The corporate world has a new king of cash…
For the first time since 2006, Google’s (Alphabet) cash-pile is larger than Apple’s as the former hits a record high and the latter is blowing cash like a drunken sailor.
Alphabet’s $107 billion horde tops Apple’s $102 billion pittance…
As The FT reports, the switch in leadership follows a concerted effort by the iPhone maker to reduce its liquid reserves, six years after it first came under pressure from activist investor Carl Icahn to pay out more of its cash hoard. Apple’s holdings of cash and marketable securities, net of debt, has fallen to $102bn (the lowest since 2011), down from a peak of $163bn at the end of 2017.
Apple is not alone in its share repurchase panic, but even the heightened rate of buybacks may not cap the growth in Alphabet’s cash mountain. Its free cash flow this year was forecast to top $30bn, rising to almost $40bn next year, said George Salmon, an analyst at Hargreaves Lansdown.
The new buyback intentions “don’t represent a step change” big enough to actually reduce the company’s total reserves, he said.
The company’s preference for hoarding its money and spending it on trying to break into new markets, rather than using it to reward shareholders with buybacks or dividends, as Apple has done, also antagonises some investors.
“In general, their attempts to reinvent themselves with their new initiatives aren’t working out,” said Walter Price, a portfolio manager at Allianz Global Investors.
“I wish they’d return more cash to shareholders and waste less.”

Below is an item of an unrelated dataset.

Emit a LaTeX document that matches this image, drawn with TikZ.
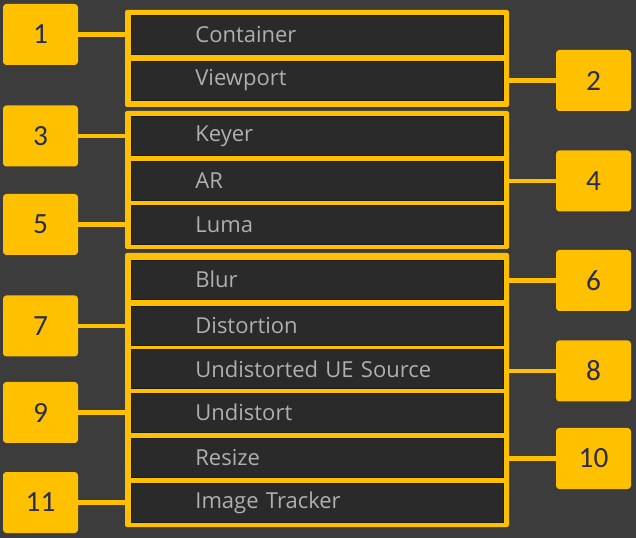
\documentclass[tikz,border=0pt]{standalone}
\usepackage{fontspec}
\setmainfont{Open Sans}
\newfontfamily\numfont{Carlito}
\definecolor{gold}{HTML}{FFC000}
\definecolor{bggray}{HTML}{3C3C3C}
\definecolor{rowgray}{HTML}{2A2A2A}
\definecolor{rowedge}{HTML}{1E1E1E}
\definecolor{rowtext}{HTML}{AFAFAF}
\definecolor{navy}{HTML}{2B2D4E}
\begin{document}
\begin{tikzpicture}[x=0.75pt,y=-0.75pt,
  row/.style={fill=rowgray,draw=rowedge,line width=0.6pt,anchor=west,
    minimum height=29.25pt,text width=183pt,inner xsep=48pt,inner ysep=0pt,
    align=left,text=rowtext,font=\fontsize{16.5}{18}\selectfont},
  num/.style={fill=gold,rounded corners=2.5pt,minimum width=56.25pt,
    minimum height=45.75pt,inner sep=0pt,text=navy,
    font=\numfont\fontsize{22}{24}\selectfont},
  group/.style={fill=gold,rounded corners=1.5pt},
  link/.style={draw=gold,line width=3.2pt}]
\fill[bggray] (0,0) rectangle (636,538);
% groups
\fill[group] (125,10) rectangle (509,107);
\fill[group] (125,111) rectangle (509,249);
\fill[group] (125,253) rectangle (509,527);
% rows
\node[row] (container) at (131,34.5) {Container};
\node[row] (viewport) at (131,80.5) {Viewport};
\node[row] (keyer) at (131,136) {Keyer};
\node[row] (ar) at (131,180.5) {AR};
\node[row] (luma) at (131,224.5) {Luma};
\node[row] (blur) at (131,279.5) {Blur};
\node[row] (distortion) at (131,325.5) {Distortion};
\node[row] (uesource) at (131,369) {Undistorted UE Source};
\node[row] (undistort) at (131,412.5) {Undistort};
\node[row] (resize) at (131,458) {Resize};
\node[row] (tracker) at (131,503) {Image Tracker};
% numbers
\node[num] (n1) at (40.5,34.5) {1};
\node[num] (n2) at (593.5,80.5) {2};
\node[num] (n3) at (40.5,136) {3};
\node[num] (n4) at (593.5,181) {4};
\node[num] (n5) at (40.5,224.5) {5};
\node[num] (n6) at (593.5,280.5) {6};
\node[num] (n7) at (40.5,326) {7};
\node[num] (n8) at (593.5,371) {8};
\node[num] (n9) at (40.5,412.5) {9};
\node[num] (n10) at (593.5,458.5) {10};
\node[num] (n11) at (40.5,502.5) {11};
% links
\draw[link] (n1.east) -- (n1.east -| container.west);
\draw[link] (n2.west -| viewport.east) -- (n2.west);
\draw[link] (n3.east) -- (n3.east -| keyer.west);
\draw[link] (n4.west -| ar.east) -- (n4.west);
\draw[link] (n5.east) -- (n5.east -| luma.west);
\draw[link] (n6.west -| blur.east) -- (n6.west);
\draw[link] (n7.east) -- (n7.east -| distortion.west);
\draw[link] (n8.west -| uesource.east) -- (n8.west);
\draw[link] (n9.east) -- (n9.east -| undistort.west);
\draw[link] (n10.west -| resize.east) -- (n10.west);
\draw[link] (n11.east) -- (n11.east -| tracker.west);
\end{tikzpicture}
\end{document}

Finally, we note that the rise of Google’s parent to the top of the corporate liquidity rankings puts its corporate wealth and power on conspicuous display at a politically sensitive moment. After being hit with €8.2bn in antitrust fines to the EU in the past two years, it now faces intense scrutiny in Washington… and after last night’s debate, we suspect these tech cash-piles will quickly get ‘taxed’ away under a Democrat.